The Intel Xeon E7 v2 Review: Quad Socket, Up to 60 Cores/120 Threadsby Johan De Gelas on February 21, 2014 6:00 AM EST
As Ian already discussed, the new Xeon E7 v2 is a 6, 8, 10, 12 or 15-core Ivy Bridge Xeon, similar to the Xeon E5-2600 v2. The big difference of course is that this new Xeon E7 v2 can be plugged into a quad- or native octal-socket server. These processors have three QuickPath Interconnects to be able to communicate over one hop. More sockets are possible with third party "glue logic".

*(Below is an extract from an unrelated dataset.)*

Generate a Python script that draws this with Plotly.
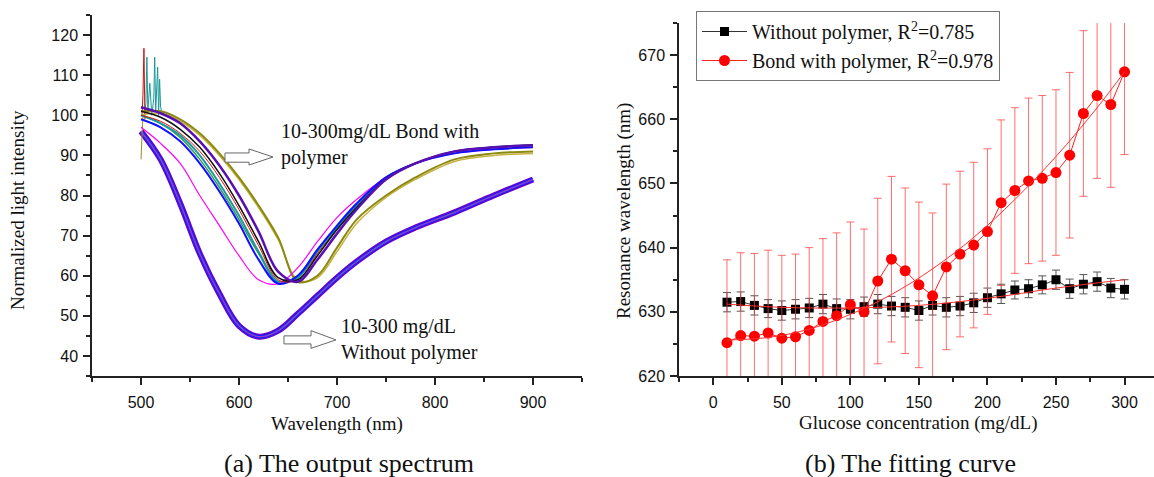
import plotly.graph_objects as go

# ---------------- (a) spectra: values read at these wavelengths ----------------
wl_nodes = [500, 520, 540, 560, 580, 600, 620, 640, 660, 680, 700, 720, 750, 780, 820, 860, 900]

lower_bundle = [96, 89, 78, 65.5, 55.5, 47.5, 44.8, 46.3, 50.5, 55, 59.5, 63.5, 68.5, 72, 75.8, 80, 84]

up_magenta = [97, 93, 88, 80, 72.5, 65, 59, 58, 62, 68.5, 74.5, 79, 84.5, 88, 90.5, 91.5, 92]
up_blue = [99, 97, 93.5, 88, 81, 73, 64, 58, 60, 66.5, 72.5, 78, 84.5, 88, 90.5, 91.5, 92]
up_teal = [100, 98, 95, 90, 83, 75, 66, 58.5, 59.5, 66, 72, 77.5, 84.5, 88, 91, 92, 92.5]
up_black = [101, 99.5, 96.5, 92, 85.5, 77.5, 68.5, 59.5, 59, 65, 71.5, 77, 84, 88, 91, 92, 92.5]
up_purple = [102, 100.5, 98, 93.5, 87.5, 80, 71, 61, 58.5, 64, 70.5, 76.5, 84, 88, 91, 92, 92.5]
up_red = [100, 98.5, 95.5, 91, 84.5, 76.5, 67.5, 59, 59, 65.5, 71.5, 77, 84, 88, 91, 92, 92.5]
up_green = [100, 98, 94.5, 89, 82, 74, 65.5, 58.5, 60, 66.5, 72, 77.5, 84.5, 88, 91, 92, 92.5]
up_olive = [101, 101, 99, 95.5, 90.5, 84.5, 77.5, 69.5, 58.5, 60, 67, 74, 80, 84.5, 89, 90.5, 91]
up_khaki = [100, 100.5, 98.5, 95, 90, 84, 77, 69, 59, 59.5, 66, 73, 79.5, 84, 88.5, 90, 90.5]

spike_teal_wl = [503, 505, 506, 507, 509, 511, 513, 514, 515, 517, 518, 519, 520, 522]
spike_teal_val = [100, 103, 114.5, 101, 108, 100, 104, 114.5, 101, 112, 100, 109, 102, 100]
spike_red_wl = [501, 502, 503, 504]
spike_red_val = [100, 105, 116.7, 99]
dip_olive_wl = [500, 501, 502]
dip_olive_val = [89, 97, 100]

# ---------------- (b) fitting curve ----------------
conc = [10, 20, 30, 40, 50, 60, 70, 80, 90, 100, 110, 120, 130, 140, 150,
        160, 170, 180, 190, 200, 210, 220, 230, 240, 250, 260, 270, 280, 290, 300]
without_poly = [631.5, 631.6, 631.0, 630.5, 630.2, 630.4, 630.6, 631.2, 630.5, 630.4,
                630.8, 631.2, 630.9, 630.7, 630.2, 631.0, 630.7, 630.9, 631.4, 632.2,
                632.8, 633.4, 633.6, 634.2, 635.0, 633.6, 634.3, 634.7, 633.7, 633.5]
without_err = [1.5, 1.5, 1.5, 1.4, 1.5, 1.5, 1.5, 1.5, 1.5, 1.5,
               1.5, 1.5, 1.5, 1.5, 1.5, 1.5, 1.5, 1.5, 1.5, 1.5,
               1.5, 1.4, 1.4, 1.4, 1.5, 1.5, 1.5, 1.5, 1.5, 1.5]
bond_poly = [625.2, 626.3, 626.2, 626.7, 625.9, 626.1, 627.1, 628.5, 629.4, 631.1,
             630.0, 634.8, 638.2, 636.4, 634.2, 632.5, 637.0, 639.0, 640.4, 642.5,
             647.0, 648.9, 650.4, 650.8, 651.7, 654.4, 660.9, 663.7, 662.3, 667.4]
bond_err = [12.9] * 30

fit_without_x = [10, 50, 100, 150, 200, 250, 300]
fit_without_y = [631.2, 630.7, 630.6, 631.0, 632.1, 633.7, 635.0]
fit_bond_x = [10, 40, 70, 100, 130, 160, 190, 220, 250, 280, 300]
fit_bond_y = [625.6, 626.0, 627.3, 629.6, 632.7, 636.7, 641.6, 647.5, 654.2, 661.8, 667.4]

W, H = 1154, 477
fig = go.Figure()

# ---- spectra traces ----
def spec(vals, color, width, xs=wl_nodes, shape="spline"):
    fig.add_trace(go.Scatter(x=xs, y=vals, mode="lines", line=dict(color=color, width=width, shape=shape),
                             xaxis="x", yaxis="y", showlegend=False, hoverinfo="skip"))

spec(lower_bundle, "#6a00c8", 6)
spec(lower_bundle, "#2020ff", 3.5)
spec(lower_bundle, "#2aa08a", 1.2)
spec(lower_bundle, "#e000e0", 0.8)

spec(spike_teal_val, "#1a9a9a", 1, xs=spike_teal_wl, shape="linear")
spec(spike_red_val, "#d01010", 1, xs=spike_red_wl, shape="linear")
spec(dip_olive_val, "#a08a20", 1, xs=dip_olive_wl, shape="linear")

spec(up_khaki, "#c8b040", 1.5)
spec(up_olive, "#8a8a10", 2)
spec(up_green, "#3a9a5a", 1.5)
spec(up_teal, "#1a9a9a", 2)
spec(up_magenta, "#ff00ff", 1.2)
spec(up_blue, "#1010ff", 2)
spec(up_red, "#e01010", 1)
spec(up_black, "#101010", 1.5)
spec(up_purple, "#5a10b0", 2.5)

# ---- fitting curve traces ----
fig.add_trace(go.Scatter(x=conc, y=without_poly, mode="lines+markers",
                         name="Without polymer, R<sup>2</sup>=0.785",
                         line=dict(color="#333333", width=1),
                         marker=dict(symbol="square", size=9, color="black"),
                         error_y=dict(type="data", array=without_err, color="#555555", thickness=1, width=4),
                         xaxis="x2", yaxis="y2"))
fig.add_trace(go.Scatter(x=conc, y=bond_poly, mode="lines+markers",
                         name="Bond with polymer, R<sup>2</sup>=0.978",
                         line=dict(color="#ff2020", width=1),
                         marker=dict(symbol="circle", size=11, color="#ff0000"),
                         error_y=dict(type="data", array=bond_err, color="rgba(255,60,60,0.75)", thickness=1, width=4),
                         xaxis="x2", yaxis="y2"))
fig.add_trace(go.Scatter(x=fit_without_x, y=fit_without_y, mode="lines", line=dict(color="#ff3030", width=1, shape="spline"),
                         xaxis="x2", yaxis="y2", showlegend=False, hoverinfo="skip"))
fig.add_trace(go.Scatter(x=fit_bond_x, y=fit_bond_y, mode="lines", line=dict(color="#ff3030", width=1, shape="spline"),
                         xaxis="x2", yaxis="y2", showlegend=False, hoverinfo="skip"))

tickfont = dict(family="Liberation Sans, Arial, sans-serif", size=16, color="#111")
axcommon = dict(showline=True, linecolor="#222", linewidth=1.5, ticks="outside", ticklen=7, tickwidth=1.5,
                tickcolor="#222", showgrid=False, zeroline=False, tickfont=tickfont, mirror=False,
                automargin=False)

def px(xp):
    return xp / W

def py(yp):
    return 1 - yp / H

minor_common = dict(ticks="outside", ticklen=4, tickcolor="#222", tickwidth=1.5)

fig.update_layout(
    width=W, height=H, margin=dict(l=0, r=0, t=0, b=0, pad=0, autoexpand=False), autosize=False,
    paper_bgcolor="white", plot_bgcolor="white",
    xaxis=dict(domain=[px(92), px(582)], range=[450, 950], dtick=100, tick0=0,
               minor=dict(dtick=50, **minor_common), ticklabelstandoff=4,
               anchor="y", **axcommon),
    yaxis=dict(domain=[py(376), py(15)], range=[35, 125], dtick=10, tick0=0,
               minor=dict(dtick=5, **minor_common), ticklabelstandoff=2,
               anchor="x", **axcommon),
    xaxis2=dict(domain=[px(679), 1.0], range=[-25, 321.5], dtick=50, tick0=0,
                minor=dict(dtick=25, **minor_common), ticklabelstandoff=4,
                anchor="y2", **axcommon),
    yaxis2=dict(domain=[py(376), py(23)], range=[620, 675], dtick=10, tick0=0,
                minor=dict(dtick=5, **minor_common), ticklabelstandoff=2,
                anchor="x2", **axcommon),
    legend=dict(x=px(696), y=py(11), xanchor="left", yanchor="top",
                bordercolor="#777", borderwidth=1, bgcolor="white", itemwidth=45,
                font=dict(family="Liberation Serif, Times New Roman, serif", size=20, color="#111"),
                tracegroupgap=0),
    font=dict(family="Liberation Serif, Times New Roman, serif", color="#111"),
)

serif = "Liberation Serif, Times New Roman, serif"
def ann(text, x, y, size, angle=0):
    return dict(text=text, x=px(x), y=py(y), xref="paper", yref="paper", xanchor="center",
                yanchor="middle", textangle=angle, showarrow=False, font=dict(family=serif, size=size, color="#111"))

annots = [
    ann("Normalized light intensity", 17, 210, 19, -90),
    ann("Wavelength (nm)", 337, 424, 19),
    ann("Resonance wavelength (nm)", 624, 211, 19, -90),
    ann("Glucose concentration (mg/dL)", 918, 423, 19),
    ann("(a) The output spectrum", 349, 463, 26),
    ann("(b) The fitting curve", 910, 463, 26),
    dict(text="10-300mg/dL Bond with<br>polymer", x=640.8, y=92.6, xref="x", yref="y",
         xanchor="left", yanchor="middle", align="left", showarrow=False,
         font=dict(family=serif, size=20, color="#111")),
    dict(text="10-300 mg/dL<br>Without polymer", x=702, y=44.0, xref="x", yref="y",
         xanchor="left", yanchor="middle", align="left", showarrow=False,
         font=dict(family=serif, size=20, color="#111")),
]
fig.update_layout(annotations=annots)

shapes = [
    dict(type="path", xref="x", yref="y",
         path="M 585.7,88.3 L 610.2,88.3 L 610.2,87.6 L 634.7,89.6 L 610.2,91.6 L 610.2,90.6 L 585.7,90.6 Z",
         line=dict(color="#666", width=1), fillcolor="white"),
    dict(type="path", xref="x", yref="y",
         path="M 645.9,43.0 L 673.5,43.0 L 673.5,41.9 L 699,44.0 L 673.5,46.3 L 673.5,45.0 L 645.9,45.0 Z",
         line=dict(color="#666", width=1), fillcolor="white"),
]
fig.update_layout(shapes=shapes)

fig.write_html("out.html", config={"displayModeBar": False},
               post_script="document.body.style.margin='0px';")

Compared to the old Xeon E7 based on the "Westmere" core, the new Xeon E7 v2 "Ivy Bridge EX" features a vast amount of improvements. We will not list all of them, but just to give you an idea of how much progress has been made since the Westmere core:
- µop cache (less decoding)
- Improved branch prediction
- Deeper and larger OoO buffers
- Turbo Boost 2.0
- AVX instructions
- Divider is twice as fast
- MOVs take no execution slots
- Improved prefetchers
- Improved shift/rotate and split/load
- Better balance between Hyper-Threading and single-threaded performance; buffers are dynamically allocated to threads
- Faster memory controller
Most of the improvement were fine tuning but the combined effect of them should result in a tangible performance boost in integer performance. For software that uses AVX, the performance boost could be very substantial. Even in software that uses older SSE(2) code, we found that the Sandy Bridge/Ivy Bridge generations were 20% faster, clock for clock, and we should see similar results here.
Just like the Xeon E5-2600 v2, the Ivy Bridge EX cores and 2.5MB L3 cache slices are stacked in columns connected with three fast rings, which connect all cores and all other the units (called agents) on the SoC. These rings also make sure that the L3 slices can act as one unified 37.5MB L3 cache with 450GB/s of bandwidth. The latency to the L3 cache is very low: 15.5ns (at 2.8GHz) versus 20ns for Westmere-EX (Xeon E7-4780 at 2.4GHz). PCIe I/O now happens on the die as well, and each CPU can support 32 PCIe lanes.
Finally, some coherency improvements are also implemented. Modified cache lines are send straight to the requester, without any write back to the memory agent. Overall, the collective sum of the improvement should prove quite capable.